*Prompt*
Find all lines in the listing that include the word "size", then copy them.

(Source code of charts)
· · · · · · ·

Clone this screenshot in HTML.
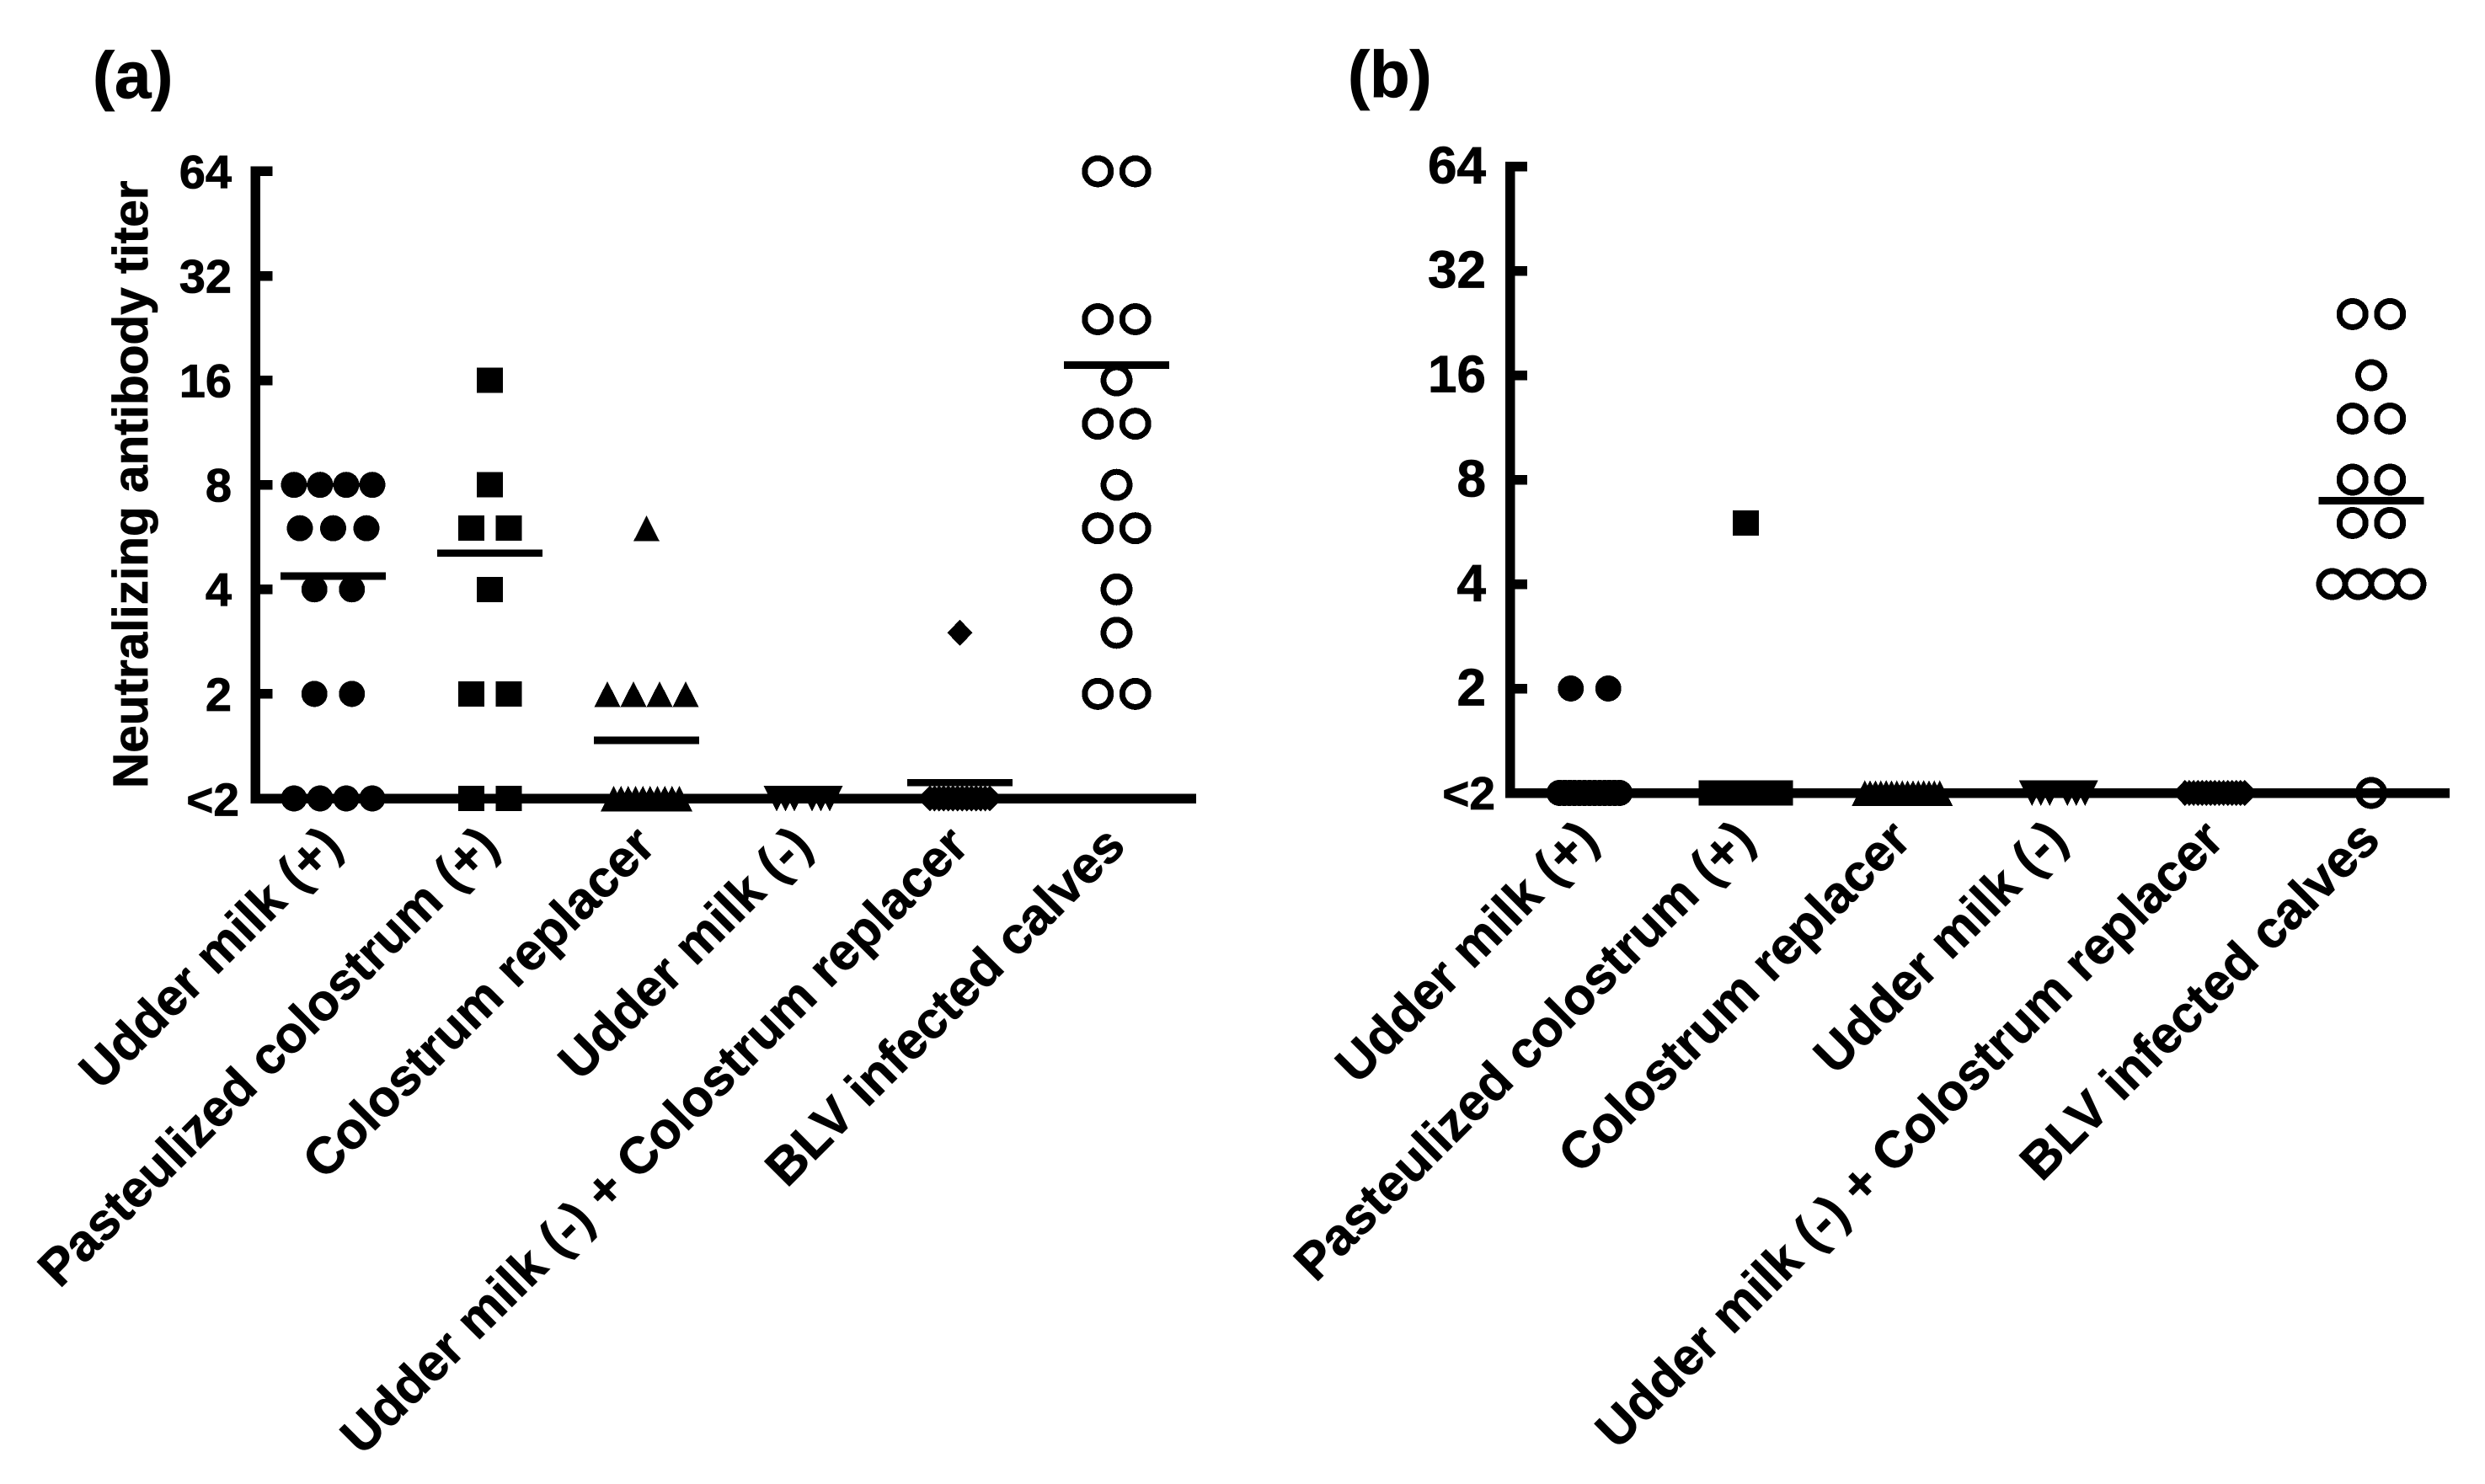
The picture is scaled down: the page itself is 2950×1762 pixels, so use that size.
<!DOCTYPE html>
<html lang="en">
<head>
<meta charset="utf-8">
<title>Neutralizing antibody titer</title>
<style>
html,body{margin:0;padding:0;background:#fff;}
svg{display:block;}
text{font-family:"Liberation Sans",Arial,sans-serif;font-weight:bold;fill:#000;stroke:#000;stroke-width:0.8px;}
</style>
</head>
<body>
<svg id="chart" xmlns="http://www.w3.org/2000/svg" width="2950" height="1762" viewBox="0 0 2950 1762">
<rect x="0" y="0" width="2950" height="1762" fill="#fff"/>
<text x="110" y="116" font-size="78">(a)</text>
<text x="1600" y="115" font-size="78">(b)</text>
<text transform="translate(175,936) rotate(-90)" font-size="58.5">Neutralizing antibody titer</text>
</svg>
<script>
const categories = ["Udder milk (+)", "Pasteulized colostrum (+)", "Colostrum replacer", "Udder milk (-)", "Udder milk (-) + Colostrum replacer", "BLV infected calves"];
const tickValues = [1, 2, 4, 8, 16, 32, 64];
const tickLabels = ["<2", "2", "4", "8", "16", "32", "64"];
// Titers per animal; 1 stands for the "<2" group.
const panelAUdderPos = [8,8,8,8,6,6,6,4,4,2,2,1,1,1,1];
const panelAColostrumPos = [16,8,6,6,4,2,2,1,1];
const panelAReplacer = [6,2,2,2,2,1,1,1,1,1,1,1,1,1,1];
const panelAUdderNeg = [1,1,1,1,1,1];
const panelAMixed = [3,1,1,1,1,1,1,1,1,1,1,1,1,1,1];
const panelAInfected = [64,64,24,24,16,12,12,8,6,6,4,3,2,2];
const panelAMeans = [4.37, 5.09, 1.47, null, 1.11, 17.7];
const panelBUdderPos = [2,2,1,1,1,1,1,1,1,1,1,1,1,1,1];
const panelBColostrumPos = [6,1,1,1,1,1,1,1,1];
const panelBReplacer = [1,1,1,1,1,1,1,1,1,1,1,1,1,1,1];
const panelBUdderNeg = [1,1,1,1,1,1];
const panelBMixed = [1,1,1,1,1,1,1,1,1,1,1,1,1,1,1];
const panelBInfected = [24,24,16,12,12,8,8,6,6,4,4,4,4,1];
const panelBMeans = [null, null, null, null, null, 6.96];
const markerKinds = ["circle", "square", "triangle", "inverted", "diamond", "ring"];

const SVGNS = "http://www.w3.org/2000/svg";
const svg = document.getElementById("chart");

function add(parent, tag, attrs) {
  const el = document.createElementNS(SVGNS, tag);
  for (const k in attrs) el.setAttribute(k, attrs[k]);
  parent.appendChild(el);
  return el;
}

function rowSpread(n, kind) {
  if (n <= 1) return 0;
  if (n === 2) return 44.5;
  if (n === 3) return 79;
  if (n === 4) return 93;
  if (kind === "triangle") return n >= 15 ? 89 : 78;
  if (kind === "square") return 81;
  if (kind === "diamond") return 71;
  if (kind === "circle") return 71.5;
  if (kind === "inverted") return 52.5;
  return 6 * (n - 1);
}

function rowOffsets(n, kind) {
  const out = [];
  const spread = rowSpread(n, kind);
  for (let i = 0; i < n; i++) {
    let off = n > 1 ? -spread / 2 + spread * i / (n - 1) : 0;
    if (kind === "inverted" && n > 4) off += (i < n / 2 ? -5.25 : 5.25);
    out.push(off);
  }
  return out;
}

function drawMarker(group, kind, cx, cy) {
  const common = {"shape-rendering": "crispEdges"};
  let el;
  if (kind === "circle") {
    el = add(group, "circle", Object.assign({cx: cx, cy: cy, r: 15.5, fill: "#000"}, common));
  } else if (kind === "ring") {
    el = add(group, "circle", Object.assign({cx: cx, cy: cy, r: 15.5, fill: "none", stroke: "#000", "stroke-width": 7}, common));
  } else if (kind === "square") {
    el = add(group, "rect", Object.assign({x: cx - 15.5, y: cy - 15, width: 31, height: 30, fill: "#000"}, common));
  } else if (kind === "triangle") {
    el = add(group, "polygon", Object.assign({points: [cx - 15.5, cy + 15.5, cx, cy - 15, cx + 15.5, cy + 15.5].join(","), fill: "#000"}, common));
  } else if (kind === "inverted") {
    el = add(group, "polygon", Object.assign({points: [cx - 15.5, cy - 15, cx, cy + 15.5, cx + 15.5, cy - 15].join(","), fill: "#000"}, common));
  } else {
    el = add(group, "polygon", Object.assign({points: [cx - 15, cy, cx, cy - 15.5, cx + 15, cy, cx, cy + 15.5].join(","), fill: "#000"}, common));
  }
  return el;
}

function drawPanel(cfg) {
  const yScale = v => cfg.y0 - cfg.step * Math.log2(v);
  const xScale = i => cfg.x0 + cfg.dx * i;

  const panel = add(svg, "g", {});
  
  

  const yAxis = add(panel, "rect", {
    x: cfg.axisX, y: yScale(64) - 5.75, width: 11.6,
    height: yScale(1) - yScale(64) + 11.5, fill: "#000", "shape-rendering": "crispEdges"
  });
  
  

  const xAxis = add(panel, "rect", {
    x: cfg.axisX, y: yScale(1) - 5.75, width: cfg.axisEnd - cfg.axisX,
    height: 11.5, fill: "#000", "shape-rendering": "crispEdges"
  });
  
  

  tickValues.forEach((v, i) => {
    const yy = yScale(v);
    if (v > 1) {
      const tick = add(panel, "rect", {
        x: cfg.axisX + 11, y: yy - 5.75, width: 15, height: 11.5,
        fill: "#000", "shape-rendering": "crispEdges"
      });
      
      
    }
    const isLow = v === 1;
    const fs = isLow ? cfg.lowFont : cfg.tickFont;
    const label = add(panel, "text", {
      x: isLow ? cfg.lowRight : cfg.tickRight,
      y: yy + (isLow ? cfg.lowShift : cfg.tickShift) + 0.355 * fs,
      "font-size": fs, "text-anchor": "end"
    });
    label.textContent = tickLabels[i];
    
    
  });

  cfg.series.forEach((values, i) => {
    const kind = markerKinds[i];
    const group = add(panel, "g", {});
    
    
    const bins = new Map();
    values.forEach(v => bins.set(v, (bins.get(v) || 0) + 1));
    bins.forEach((n, v) => {
      rowOffsets(n, kind).forEach(off => {
        const mark = drawMarker(group, kind, xScale(i) + off, yScale(v));
        
        
      });
    });
    const m = cfg.means[i];
    if (m !== null && m !== undefined) {
      const line = add(group, "rect", {
        x: xScale(i) - 62.5, y: yScale(m) - 4.35, width: 125, height: 8.7,
        fill: "#000", "shape-rendering": "crispEdges"
      });
      
      
    }
  });

  categories.forEach((c, i) => {
    const ax = xScale(i) + cfg.labelDx;
    const ay = cfg.labelY;
    const t = add(panel, "text", {
      transform: "translate(" + ax + "," + ay + ") rotate(-45)",
      "font-size": cfg.catFont, "text-anchor": "end"
    });
    t.textContent = c;
    
    
  });
}

drawPanel({
  name: "panel-a", axisX: 297.4, axisEnd: 1420, y0: 948, step: 124.1, x0: 395.5, dx: 186,
  series: [panelAUdderPos, panelAColostrumPos, panelAReplacer, panelAUdderNeg, panelAMixed, panelAInfected],
  means: panelAMeans, tickFont: 56, tickRight: 275, tickShift: 0, lowFont: 55, lowRight: 284, lowShift: 1,
  catFont: 61, labelDx: 13, labelY: 1007
});
drawPanel({
  name: "panel-b", axisX: 1787, axisEnd: 2908, y0: 941.5, step: 124, x0: 1887, dx: 185.6,
  series: [panelBUdderPos, panelBColostrumPos, panelBReplacer, panelBUdderNeg, panelBMixed, panelBInfected],
  means: panelBMeans, tickFont: 62, tickRight: 1764, tickShift: -2, lowFont: 55, lowRight: 1775, lowShift: 0,
  catFont: 61, labelDx: 13, labelY: 1000
});
</script>
</body>
</html>
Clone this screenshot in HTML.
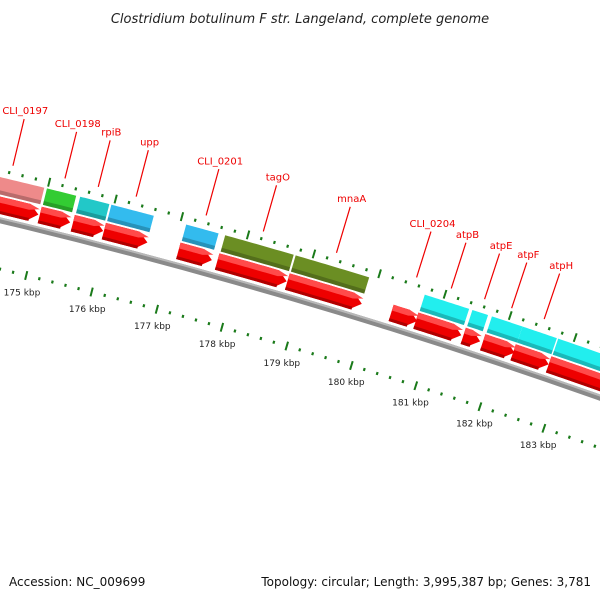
<!DOCTYPE html>
<html><head><meta charset="utf-8"><style>
html,body{margin:0;padding:0;background:#fff;}
svg{display:block;}
text{font-family:"DejaVu Sans","Liberation Sans",sans-serif;}
</style></head><body>
<svg id="map" width="600" height="600" viewBox="0 0 600 600" xmlns="http://www.w3.org/2000/svg">
<text x="300" y="23" text-anchor="middle" font-size="13" font-style="italic" fill="#222">Clostridium botulinum F str. Langeland, complete genome</text>
<g id="ticks"></g>
<g id="backbone"></g>
<g id="genes"></g>
<g id="labels"></g>
<text x="9" y="586" font-size="12" fill="#111">Accession: NC_009699</text>
<text x="591" y="586" text-anchor="end" font-size="12" fill="#111">Topology: circular; Length: 3,995,387 bp; Genes: 3,781</text>
</svg>
<script>
const geneNames = ["CLI_0197","CLI_0198","rpiB","upp","CLI_0201","tagO","mnaA","CLI_0204","atpB","atpE","atpF","atpH","atpA"];
const geneStarts = [173.9,174.98,175.48,175.95,177.08,177.67,178.74,180.33,180.71,181.44,181.74,182.21,182.76];
const geneEnds = [174.96,175.44,175.94,176.61,177.59,178.73,179.88,180.73,181.41,181.70,182.23,182.76,184.2];
const geneColors = ["#ee8a8a","#33cc33","#22c8c8","#33bbee","#33bbee","#6b8e23","#6b8e23",null,"#22eeee","#22eeee","#22eeee","#22eeee","#22eeee"];
const showLabel = [true,true,true,true,true,true,true,true,true,true,true,true,false];
const kbpTicks = [172,173,174,175,176,177,178,179,180,181,182,183];

const NS="http://www.w3.org/2000/svg";
const CX=-1398, CY=6052;
function ang(k){return (-75.5+(k-176)*0.65)*Math.PI/180;}
function P(k,r){const a=ang(k);return [CX+r*Math.cos(a), CY+r*Math.sin(a)];}
function pt(p){return p[0].toFixed(2)+","+p[1].toFixed(2);}
function sector(k1,k2,r1,r2){
  const pts=[];const n=20;
  for(let i=0;i<=n;i++)pts.push(P(k1+(k2-k1)*i/n,r2));
  for(let i=n;i>=0;i--)pts.push(P(k1+(k2-k1)*i/n,r1));
  return pts.map(pt).join(" ");
}
function arrow(k1,k2,r1,r2){
  const head=Math.min(0.15,(k2-k1)*0.6);const kb=k2-head;
  const pts=[];const n=20;
  for(let i=0;i<=n;i++)pts.push(P(k1+(kb-k1)*i/n,r2));
  pts.push(P(k2,(r1+r2)/2));
  for(let i=n;i>=0;i--)pts.push(P(k1+(kb-k1)*i/n,r1));
  return pts.map(pt).join(" ");
}
function mk(tag,attrs,parent){const e=document.createElementNS(NS,tag);for(const k in attrs)e.setAttribute(k,attrs[k]);parent.appendChild(e);return e;}

const bb=document.getElementById('backbone');
let e=mk('polygon',{points:sector(170,186,5994,6000),fill:'#8a8a8a'},bb);


e=mk('polygon',{points:sector(170,186,5998,6000),fill:'#b8b8b8'},bb);



const tg=document.getElementById('ticks');
for(let i=0;i<=65;i++){
  const k=172+i*0.2;const major=(i%5===0);
  const rs=major?[[6041,6050],[5945,5954]]:[[6044,6047],[5948,5951]];
  rs.forEach((rr,j)=>{
    const a=P(k,rr[0]),b=P(k,rr[1]);
    const l=mk('line',{x1:a[0],y1:a[1],x2:b[0],y2:b[1],stroke:'#1a7a1a','stroke-width':major?2:2.2},tg);
    
    
  });
}
kbpTicks.forEach(k=>{
  const p=P(k,5932);
  const t=mk('text',{x:p[0],y:p[1]+3,'text-anchor':'middle','font-size':'9',fill:'#222'},tg);
  t.textContent=k+' kbp';
  
  
});

const gg=document.getElementById('genes');
const lg=document.getElementById('labels');
geneNames.forEach((name,i)=>{
  const k1=geneStarts[i],k2=geneEnds[i];
  let a=mk('polygon',{points:arrow(k1,k2,6003,6020),fill:'#ee0000'},gg);
  
  
  a=mk('polygon',{points:arrow(k1,k2,6014,6020),fill:'#ff4a4a'},gg);
  
  
  a=mk('polygon',{points:sector(k1,Math.max(k1,k2-0.12),6003,6006),fill:'#b00000'},gg);
  
  
  if(geneColors[i]){
    let b=mk('polygon',{points:sector(k1+0.01,k2-0.01,6022,6039),fill:geneColors[i]},gg);
    
    
    b=mk('polygon',{points:sector(k1+0.01,k2-0.01,6022,6026),fill:'#000',opacity:0.22},gg);
    
    
  }
  if(showLabel[i]){
    const m=(k1+k2)/2;
    const p1=P(m,6053),p2=P(m,6101),p3=P(m,6106);
    const l=mk('line',{x1:p1[0],y1:p1[1],x2:p2[0],y2:p2[1],stroke:'#ee0000','stroke-width':1.2},lg);
    
    
    const t=mk('text',{x:p3[0],y:p3[1],'text-anchor':'middle','font-size':'10',fill:'#ee0000'},lg);
    t.textContent=name;
    
    
  }
});
</script>
</body></html>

· · · · · · ·

*Answer to this exercise*
The picture is scaled down: the page itself is 2950×1762 pixels, so use that size.
<text x="110" y="116" font-size="78">(a)</text>
<text x="1600" y="115" font-size="78">(b)</text>
<text transform="translate(175,936) rotate(-90)" font-size="58.5">Neutralizing antibody titer</text>
      "font-size": fs, "text-anchor": "end"
      "font-size": cfg.catFont, "text-anchor": "end"
<text x="300" y="23" text-anchor="middle" font-size="13" font-style="italic" fill="#222">Clostridium botulinum F str. Langeland, complete genome</text>
<text x="9" y="586" font-size="12" fill="#111">Accession: NC_009699</text>
<text x="591" y="586" text-anchor="end" font-size="12" fill="#111">Topology: circular; Length: 3,995,387 bp; Genes: 3,781</text>
  const t=mk('text',{x:p[0],y:p[1]+3,'text-anchor':'middle','font-size':'9',fill:'#222'},tg);
    const t=mk('text',{x:p3[0],y:p3[1],'text-anchor':'middle','font-size':'10',fill:'#ee0000'},lg);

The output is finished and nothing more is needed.